Lichang-Chen / AlpaGasus

A better Alpaca Model Trained with Less Data (only 9k instructions of the original set)
https://lichang-chen.github.io/AlpaGasus/
19 stars 3 forks source link

Some questions about the setups of grader #2

Closed gauss5930 closed 1 year ago

gauss5930 commented 1 year ago

First, I want to convey the message that AlpaGasus inspired me a lot. Thank you for introducing wonderful research!!

At the moment, I am progressing with the project to make the QLoRA version of AlpaGasus, the evaluation of our model only has left. However, I have some questions about proceeding with the evaluation with GPT-4, so I leave the message in Issues!
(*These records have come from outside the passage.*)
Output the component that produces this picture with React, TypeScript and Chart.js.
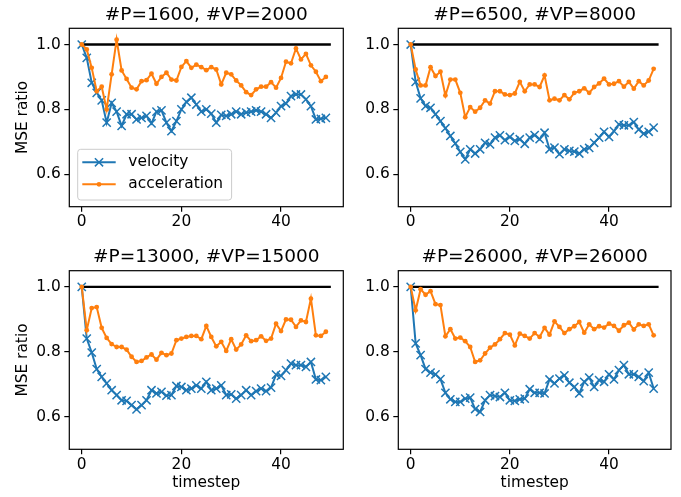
import React, { useEffect, useRef } from 'react';
import { Chart, registerables } from 'chart.js';

Chart.register(...registerables);

// ---------------- data ----------------
const TIMESTEPS = [
  0, 1, 2, 3, 4, 5, 6, 7, 8, 9, 10, 11, 12, 13, 14, 15, 16, 17, 18, 19, 20, 21, 22, 23, 24,
  25, 26, 27, 28, 29, 30, 31, 32, 33, 34, 35, 36, 37, 38, 39, 40, 41, 42, 43, 44, 45, 46, 47, 48, 49,
];

const TITLES = ['#P=1600, #VP=2000', '#P=6500, #VP=8000', '#P=13000, #VP=15000', '#P=26000, #VP=26000'];
const SERIES_LABELS = ['velocity', 'acceleration'];
const X_LABEL = 'timestep';
const Y_LABEL = 'MSE ratio';
const X_TICKS = [0, 20, 40];
const Y_TICKS = [0.6, 0.8, 1.0];
const X_RANGE = [-2.5, 52.5];
const Y_RANGE = [0.5, 1.05];
const REF_X = [0, 50];
const REF_Y = 1.0;

const VEL_1600 = [1.0, 0.959, 0.882, 0.851, 0.828, 0.759, 0.82, 0.793, 0.749, 0.785, 0.785, 0.769, 0.774, 0.78, 0.757, 0.793, 0.797, 0.759, 0.733, 0.764, 0.8, 0.823, 0.836, 0.815, 0.793, 0.8, 0.787, 0.759, 0.783, 0.78, 0.785, 0.793, 0.785, 0.79, 0.793, 0.797, 0.793, 0.785, 0.774, 0.79, 0.81, 0.818, 0.841, 0.846, 0.846, 0.831, 0.81, 0.769, 0.771, 0.774];
const ACC_1600 = [1.0, 0.985, 0.928, 0.856, 0.87, 0.8, 0.908, 1.015, 0.92, 0.894, 0.867, 0.862, 0.887, 0.89, 0.91, 0.879, 0.9, 0.913, 0.892, 0.889, 0.931, 0.949, 0.928, 0.938, 0.93, 0.921, 0.93, 0.923, 0.877, 0.913, 0.908, 0.889, 0.874, 0.853, 0.844, 0.862, 0.87, 0.87, 0.884, 0.867, 0.897, 0.947, 0.942, 0.988, 0.954, 0.971, 0.936, 0.916, 0.887, 0.9];

const VEL_6500 = [1.0, 0.885, 0.834, 0.81, 0.805, 0.785, 0.764, 0.742, 0.718, 0.695, 0.669, 0.646, 0.677, 0.664, 0.677, 0.697, 0.692, 0.713, 0.72, 0.705, 0.715, 0.703, 0.708, 0.694, 0.713, 0.721, 0.708, 0.728, 0.677, 0.682, 0.662, 0.677, 0.672, 0.67, 0.664, 0.677, 0.681, 0.697, 0.713, 0.731, 0.715, 0.733, 0.754, 0.751, 0.751, 0.761, 0.738, 0.725, 0.731, 0.744];
const ACC_6500 = [1.0, 0.923, 0.874, 0.874, 0.93, 0.903, 0.916, 0.843, 0.892, 0.892, 0.851, 0.776, 0.807, 0.793, 0.805, 0.828, 0.818, 0.856, 0.856, 0.846, 0.844, 0.849, 0.885, 0.856, 0.877, 0.877, 0.869, 0.905, 0.828, 0.833, 0.828, 0.844, 0.831, 0.851, 0.856, 0.865, 0.851, 0.869, 0.88, 0.895, 0.877, 0.879, 0.887, 0.87, 0.885, 0.864, 0.887, 0.874, 0.889, 0.925];

const VEL_13000 = [1.0, 0.841, 0.798, 0.747, 0.723, 0.703, 0.682, 0.667, 0.651, 0.649, 0.636, 0.623, 0.636, 0.651, 0.682, 0.672, 0.677, 0.665, 0.667, 0.695, 0.692, 0.682, 0.687, 0.697, 0.687, 0.708, 0.682, 0.687, 0.697, 0.667, 0.669, 0.656, 0.667, 0.682, 0.667, 0.679, 0.687, 0.679, 0.69, 0.73, 0.726, 0.744, 0.764, 0.759, 0.759, 0.754, 0.769, 0.715, 0.713, 0.723];
const ACC_13000 = [1.0, 0.867, 0.935, 0.938, 0.874, 0.843, 0.824, 0.815, 0.815, 0.807, 0.785, 0.769, 0.772, 0.783, 0.792, 0.776, 0.797, 0.79, 0.795, 0.836, 0.841, 0.846, 0.849, 0.849, 0.839, 0.88, 0.846, 0.817, 0.831, 0.803, 0.839, 0.807, 0.823, 0.851, 0.833, 0.836, 0.848, 0.834, 0.841, 0.887, 0.864, 0.9, 0.899, 0.877, 0.897, 0.892, 0.964, 0.851, 0.849, 0.862];

const VEL_26000 = [1.0, 0.826, 0.79, 0.747, 0.736, 0.731, 0.716, 0.674, 0.654, 0.646, 0.646, 0.656, 0.659, 0.624, 0.615, 0.651, 0.667, 0.664, 0.661, 0.674, 0.651, 0.649, 0.654, 0.656, 0.685, 0.674, 0.674, 0.672, 0.715, 0.703, 0.718, 0.728, 0.705, 0.692, 0.672, 0.708, 0.721, 0.692, 0.713, 0.708, 0.731, 0.715, 0.744, 0.759, 0.731, 0.731, 0.723, 0.71, 0.736, 0.687];
const ACC_26000 = [1.0, 0.928, 0.993, 0.976, 0.987, 0.947, 0.944, 0.848, 0.87, 0.841, 0.844, 0.833, 0.815, 0.769, 0.774, 0.795, 0.813, 0.823, 0.839, 0.858, 0.853, 0.82, 0.856, 0.849, 0.841, 0.858, 0.846, 0.874, 0.853, 0.894, 0.877, 0.858, 0.87, 0.879, 0.892, 0.859, 0.885, 0.87, 0.879, 0.875, 0.887, 0.88, 0.865, 0.882, 0.89, 0.869, 0.885, 0.88, 0.885, 0.851];

// ---------------- style ----------------
const FAMILY = '"DejaVu Sans", "Liberation Sans", sans-serif';
const FS = 15.4;
const TITLE_FS = 18.5;
const BLUE = '#1f77b4';
const ORANGE = '#ff7f0e';

type Panel = {
  title: string;
  vel: number[];
  acc: number[];
  left: number;
  top: number;
  w: number;
  h: number;
  yW: number;
  padRight: number;
  xH: number;
  tTop: number;
  tBottom: number;
  showY: boolean;
  showX: boolean;
  legend: boolean;
};

const PANELS: Panel[] = [
  { title: TITLES[0], vel: VEL_1600, acc: ACC_1600, left: 0, top: 0, w: 355, h: 240, yW: 69.3, padRight: 11.7, xH: 33.3, tTop: 4.2, tBottom: 1.9, showY: true, showX: false, legend: true },
  { title: TITLES[1], vel: VEL_6500, acc: ACC_6500, left: 355, top: 0, w: 326, h: 240, yW: 43.3, padRight: 10, xH: 33.3, tTop: 4.2, tBottom: 1.9, showY: false, showX: false, legend: false },
  { title: TITLES[2], vel: VEL_13000, acc: ACC_13000, left: 0, top: 240, w: 355, h: 257, yW: 69.3, padRight: 11.7, xH: 47.7, tTop: 5.8, tBottom: 2.7, showY: true, showX: true, legend: false },
  { title: TITLES[3], vel: VEL_26000, acc: ACC_26000, left: 355, top: 240, w: 326, h: 257, yW: 43.3, padRight: 10, xH: 47.7, tTop: 5.8, tBottom: 2.7, showY: false, showX: true, legend: false },
];

const framePlugin = {
  id: 'frame',
  afterDatasetsDraw(chart: any) {
    const { ctx, chartArea: a } = chart;
    ctx.save();
    ctx.strokeStyle = '#000';
    ctx.lineWidth = 1.2;
    ctx.strokeRect(a.left, a.top, a.right - a.left, a.bottom - a.top);
    ctx.restore();
  },
};

const innerLegendPlugin = {
  id: 'innerLegend',
  afterDraw(chart: any, _args: any, opts: any) {
    if (!opts || !opts.show) return;
    const { ctx, chartArea: a } = chart;
    const items = opts.items as { label: string; color: string; marker: string }[];
    ctx.save();
    ctx.font = `${FS}px ${FAMILY}`;
    const textW = Math.max(...items.map((it) => ctx.measureText(it.label).width));
    const boxL = a.left + 8.4;
    const boxB = a.bottom - 6.7;
    const boxH = 50.7;
    const boxT = boxB - boxH;
    const textX = boxL + 50.6;
    const boxW = 50.6 + textW + 8.5;
    const r = 3;
    ctx.beginPath();
    ctx.moveTo(boxL + r, boxT);
    ctx.lineTo(boxL + boxW - r, boxT);
    ctx.arcTo(boxL + boxW, boxT, boxL + boxW, boxT + r, r);
    ctx.lineTo(boxL + boxW, boxB - r);
    ctx.arcTo(boxL + boxW, boxB, boxL + boxW - r, boxB, r);
    ctx.lineTo(boxL + r, boxB);
    ctx.arcTo(boxL, boxB, boxL, boxB - r, r);
    ctx.lineTo(boxL, boxT + r);
    ctx.arcTo(boxL, boxT, boxL + r, boxT, r);
    ctx.closePath();
    ctx.fillStyle = 'rgba(255,255,255,0.8)';
    ctx.fill();
    ctx.strokeStyle = '#cccccc';
    ctx.lineWidth = 1;
    ctx.stroke();
    items.forEach((it, i) => {
      const y = boxT + 13 + i * 22;
      const hx0 = boxL + 4.6;
      const hx1 = boxL + 38;
      const mx = (hx0 + hx1) / 2;
      ctx.strokeStyle = it.color;
      ctx.lineWidth = 2;
      ctx.beginPath();
      ctx.moveTo(hx0, y);
      ctx.lineTo(hx1, y);
      ctx.stroke();
      if (it.marker === 'x') {
        const d = 4.1;
        ctx.lineWidth = 1.5;
        ctx.beginPath();
        ctx.moveTo(mx - d, y - d);
        ctx.lineTo(mx + d, y + d);
        ctx.moveTo(mx + d, y - d);
        ctx.lineTo(mx - d, y + d);
        ctx.stroke();
      } else {
        ctx.fillStyle = it.color;
        ctx.beginPath();
        ctx.arc(mx, y, 2.4, 0, Math.PI * 2);
        ctx.fill();
      }
      ctx.fillStyle = '#000';
      ctx.textBaseline = 'middle';
      ctx.textAlign = 'left';
      ctx.fillText(it.label, textX, y);
    });
    ctx.restore();
  },
};

function toPoints(vals: number[]) {
  return vals.map((v, i) => ({ x: TIMESTEPS[i], y: v }));
}

function PanelChart({ p }: { p: Panel }) {
  const ref = useRef<HTMLCanvasElement | null>(null);
  useEffect(() => {
    if (!ref.current) return;
    const tickFont = { family: FAMILY, size: FS };
    const chart = new Chart(ref.current, {
      type: 'line',
      data: {
        datasets: [
          {
            label: SERIES_LABELS[1],
            data: toPoints(p.acc),
            borderColor: ORANGE,
            backgroundColor: ORANGE,
            borderWidth: 2,
            pointStyle: 'circle',
            pointRadius: 2.4,
            pointBorderWidth: 0,
            pointBackgroundColor: ORANGE,
            tension: 0,
            order: 1,
          },
          {
            label: SERIES_LABELS[0],
            data: toPoints(p.vel),
            borderColor: BLUE,
            backgroundColor: BLUE,
            borderWidth: 2,
            pointStyle: 'crossRot',
            pointRadius: 5.8,
            pointBorderWidth: 1.5,
            pointBorderColor: BLUE,
            tension: 0,
            order: 2,
          },
          {
            label: 'reference',
            data: REF_X.map((x) => ({ x, y: REF_Y })),
            borderColor: '#000',
            borderWidth: 2.3,
            pointRadius: 0,
            order: 3,
          },
        ],
      } as any,
      options: {
        responsive: false,
        animation: false,
        devicePixelRatio: 1,
        events: [],
        layout: { padding: { left: 0, right: p.padRight, top: 0, bottom: 0 }, autoPadding: false },
        plugins: {
          legend: { display: false },
          tooltip: { enabled: false },
          title: {
            display: true,
            text: p.title,
            fullSize: false,
            color: '#000',
            font: { family: FAMILY, size: TITLE_FS, weight: 'normal' },
            padding: { top: p.tTop, bottom: p.tBottom },
          },
          innerLegend: {
            show: p.legend,
            items: [
              { label: SERIES_LABELS[0], color: BLUE, marker: 'x' },
              { label: SERIES_LABELS[1], color: ORANGE, marker: 'dot' },
            ],
          },
        } as any,
        scales: {
          x: {
            type: 'linear',
            min: X_RANGE[0],
            max: X_RANGE[1],
            afterBuildTicks: (s: any) => {
              s.ticks = X_TICKS.map((v) => ({ value: v }));
            },
            afterFit: (s: any) => {
              s.height = p.xH;
            },
            ticks: {
              font: tickFont,
              color: '#000',
              padding: 1.5,
              maxRotation: 0,
              autoSkip: false,
              callback: (v: any) => String(v),
            },
            grid: { drawOnChartArea: false, drawTicks: true, tickLength: 5, color: '#000', lineWidth: 1.2 },
            border: { display: false },
            title: {
              display: p.showX,
              text: X_LABEL,
              color: '#000',
              font: { family: FAMILY, size: FS },
              padding: { top: 0, bottom: 5.2 },
            },
          },
          y: {
            type: 'linear',
            min: Y_RANGE[0],
            max: Y_RANGE[1],
            afterBuildTicks: (s: any) => {
              s.ticks = Y_TICKS.map((v) => ({ value: v }));
            },
            afterFit: (s: any) => {
              s.width = p.yW;
            },
            ticks: {
              font: tickFont,
              color: '#000',
              padding: 3.5,
              autoSkip: false,
              callback: (v: any) => Number(v).toFixed(1),
            },
            grid: { drawOnChartArea: false, drawTicks: true, tickLength: 5, color: '#000', lineWidth: 1.2 },
            border: { display: false },
            title: {
              display: p.showY,
              text: Y_LABEL,
              color: '#000',
              font: { family: FAMILY, size: FS },
              padding: { top: 13.7, bottom: 0 },
            },
          },
        },
      } as any,
      plugins: [framePlugin, innerLegendPlugin],
    });
    return () => chart.destroy();
  }, [p]);
  return (
    <canvas
      ref={ref}
      width={p.w}
      height={p.h}
      style={{ position: 'absolute', left: p.left, top: p.top, width: p.w, height: p.h }}
    />
  );
}

export default function App() {
  return (
    <div style={{ position: 'absolute', left: 0, top: 0, width: 681, height: 497, background: '#fff' }}>
      {PANELS.map((p, i) => (
        <PanelChart key={i} p={p} />
      ))}
    </div>
  );
}
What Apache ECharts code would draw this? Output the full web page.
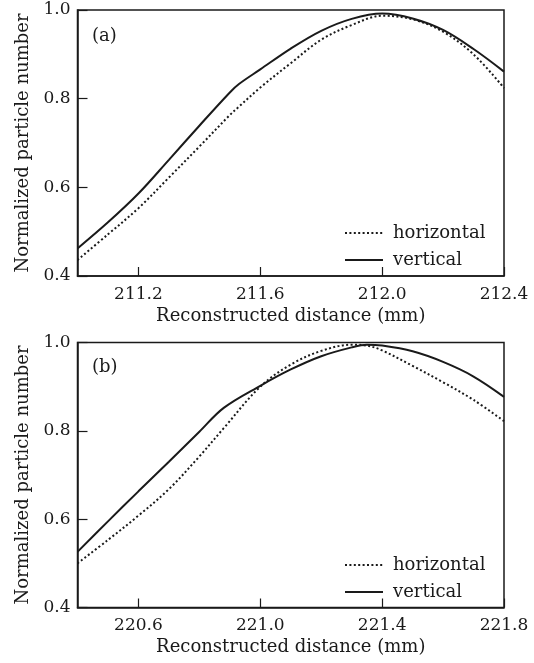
<!DOCTYPE html>
<html>
<head>
<meta charset="utf-8">
<script src="https://cdn.jsdelivr.net/npm/echarts@6/dist/echarts.min.js"></script>
<style>html,body{margin:0;padding:0;background:#fff;}#c{width:534px;height:663px;}</style>
</head>
<body>
<div id="c"></div>
<script>
// Panel (a)
const xA = [211.0, 211.1, 211.2, 211.3, 211.4, 211.5, 211.53, 211.6, 211.7, 211.8, 211.9, 212.0, 212.1, 212.2, 212.3, 212.4];
const horizontalA = [0.436, 0.494, 0.553, 0.622, 0.692, 0.763, 0.782, 0.825, 0.880, 0.933, 0.966, 0.987, 0.979, 0.951, 0.900, 0.824];
const verticalA   = [0.462, 0.521, 0.586, 0.662, 0.739, 0.814, 0.833, 0.866, 0.913, 0.953, 0.980, 0.992, 0.981, 0.955, 0.912, 0.861];
// Panel (b)
const xB = [220.4, 220.5, 220.6, 220.7, 220.8, 220.88, 221.0, 221.1, 221.2, 221.3, 221.35, 221.4, 221.5, 221.6, 221.7, 221.8];
const horizontalB = [0.500, 0.553, 0.608, 0.668, 0.742, 0.806, 0.900, 0.950, 0.981, 0.995, 0.993, 0.982, 0.947, 0.910, 0.870, 0.822];
const verticalB   = [0.526, 0.595, 0.663, 0.730, 0.798, 0.852, 0.902, 0.939, 0.969, 0.989, 0.995, 0.993, 0.980, 0.956, 0.923, 0.877];
// Ticks
const xTicksA = [211.2, 211.6, 212.0, 212.4];
const xTicksB = [220.6, 221.0, 221.4, 221.8];
const yTicks = [0.4, 0.6, 0.8, 1.0];
const seriesNames = ['horizontal', 'vertical'];
const panelLabels = ['(a)', '(b)'];
const xTitle = 'Reconstructed distance (mm)';
const yTitle = 'Normalized particle number';

const FONT = 'DejaVu Serif';
const INK = '#1a1a1a';
const pair = (xs, ys) => xs.map((x, i) => [x, ys[i]]);

function xAxisFor(idx, min, max, ticks) {
  return {
    type: 'value', gridIndex: idx, min: min, max: max,
    name: xTitle, nameLocation: 'middle', nameGap: 31,
    nameTextStyle: {fontFamily: FONT, fontSize: 18, color: INK},
    axisLine: {show: true, lineStyle: {color: INK, width: 1.5}},
    axisTick: {show: true, inside: true, length: 9, customValues: ticks, lineStyle: {color: INK, width: 1.2}},
    axisLabel: {customValues: ticks, fontFamily: FONT, fontSize: 17, color: INK, margin: 10,
      formatter: v => Number(v).toFixed(1)},
    splitLine: {show: false}
  };
}
function yAxisFor(idx) {
  return {
    type: 'value', gridIndex: idx, min: 0.4, max: 1.0,
    name: yTitle, nameLocation: 'middle', nameGap: 43, nameRotate: 90,
    nameTextStyle: {fontFamily: FONT, fontSize: 18, color: INK},
    axisLine: {show: true, lineStyle: {color: INK, width: 1.5}},
    axisTick: {show: true, inside: true, length: 10, customValues: yTicks, lineStyle: {color: INK, width: 1.2}},
    axisLabel: {customValues: yTicks, fontFamily: FONT, fontSize: 17, color: INK, margin: 7,
      formatter: v => Number(v).toFixed(1)},
    splitLine: {show: false}
  };
}
function lineSeries(name, idx, data, dotted) {
  return {
    name: name, type: 'line', xAxisIndex: idx, yAxisIndex: idx,
    data: data, smooth: 0.35, symbol: 'none', showSymbol: false,
    lineStyle: dotted ? {color: INK, width: 2, type: [2, 2.4]} : {color: INK, width: 2, type: 'solid'},
    itemStyle: {color: INK}
  };
}
function legendFor(top) {
  return {
    show: true, padding: 0,
    data: seriesNames, orient: 'vertical', left: 344, top: top,
    itemWidth: 38, itemHeight: 14, itemGap: 9, selectedMode: false,
    itemStyle: {opacity: 0},
    textStyle: {fontFamily: FONT, fontSize: 18, color: INK, padding: [0, 0, 0, 5]}
  };
}

const chart = echarts.init(document.getElementById('c'), null, {renderer: 'canvas'});
chart.setOption({
  backgroundColor: '#fff',
  animation: false,
  title: [
    {text: panelLabels[0], left: 92, top: 27, textStyle: {fontFamily: FONT, fontSize: 18, fontWeight: 'normal', color: INK}, padding: 0},
    {text: panelLabels[1], left: 92, top: 358, textStyle: {fontFamily: FONT, fontSize: 18, fontWeight: 'normal', color: INK}, padding: 0}
  ],
  grid: [
    {left: 77.5, right: 30, top: 10, height: 266, show: true, borderColor: INK, borderWidth: 1.5, backgroundColor: 'transparent'},
    {left: 77.5, right: 30, top: 342.5, height: 265, show: true, borderColor: INK, borderWidth: 1.5, backgroundColor: 'transparent'}
  ],
  legend: [legendFor(224), legendFor(556)],
  xAxis: [xAxisFor(0, 211.0, 212.4, xTicksA), xAxisFor(1, 220.4, 221.8, xTicksB)],
  yAxis: [yAxisFor(0), yAxisFor(1)],
  series: [
    lineSeries(seriesNames[0], 0, pair(xA, horizontalA), true),
    lineSeries(seriesNames[1], 0, pair(xA, verticalA), false),
    lineSeries(seriesNames[0], 1, pair(xB, horizontalB), true),
    lineSeries(seriesNames[1], 1, pair(xB, verticalB), false)
  ]
});
</script>
</body>
</html>
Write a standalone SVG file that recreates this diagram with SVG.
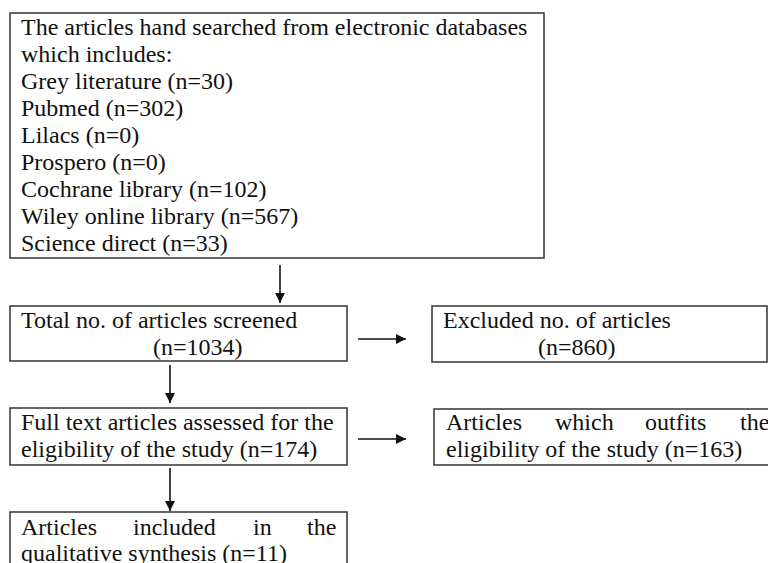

As you see in the title of this issues, the content of the question is related to the setup of grader grading the response of models. In the paper, as far as I know, there are not any specific setups of grader such as temperature, top_p, and max_tokens. For better comprehension and research, I want to know the specific setups of grader(GPT-4)!! Could you let me know them??

Lichang-Chen commented 1 year ago

Thanks for your interest! Here is the setup for the grader(GPT-4):

  1. temperature=0.0
  2. top_p=1.0
  3. max-token=256
  4. Use the engine: GPT-4-0613

If you have any other questions, please let me know! BTW: when your Qlora version of Alpagasus is ready, please let me know. I would consider citing your repo on the Alpagasus homepage if it works well!

gauss5930 commented 1 year ago

Thank you for your kind reply, and thank you for saying that you would cite me if I implemented the model using QLoRA!! After proceeding with evaluation and solving minor issues, I'll let you know about my repository.

By the way, I had a question again while writing the code to output the response of the model to evaluate, so I am asking again. There are several test data to output the response of the models, then what prompt did you use? The prompt of each test set? or another prompt?

Lichang-Chen commented 1 year ago

Please refer to another unofficial AlpaGasus repo. I checked their code and they did the evaluation quite well.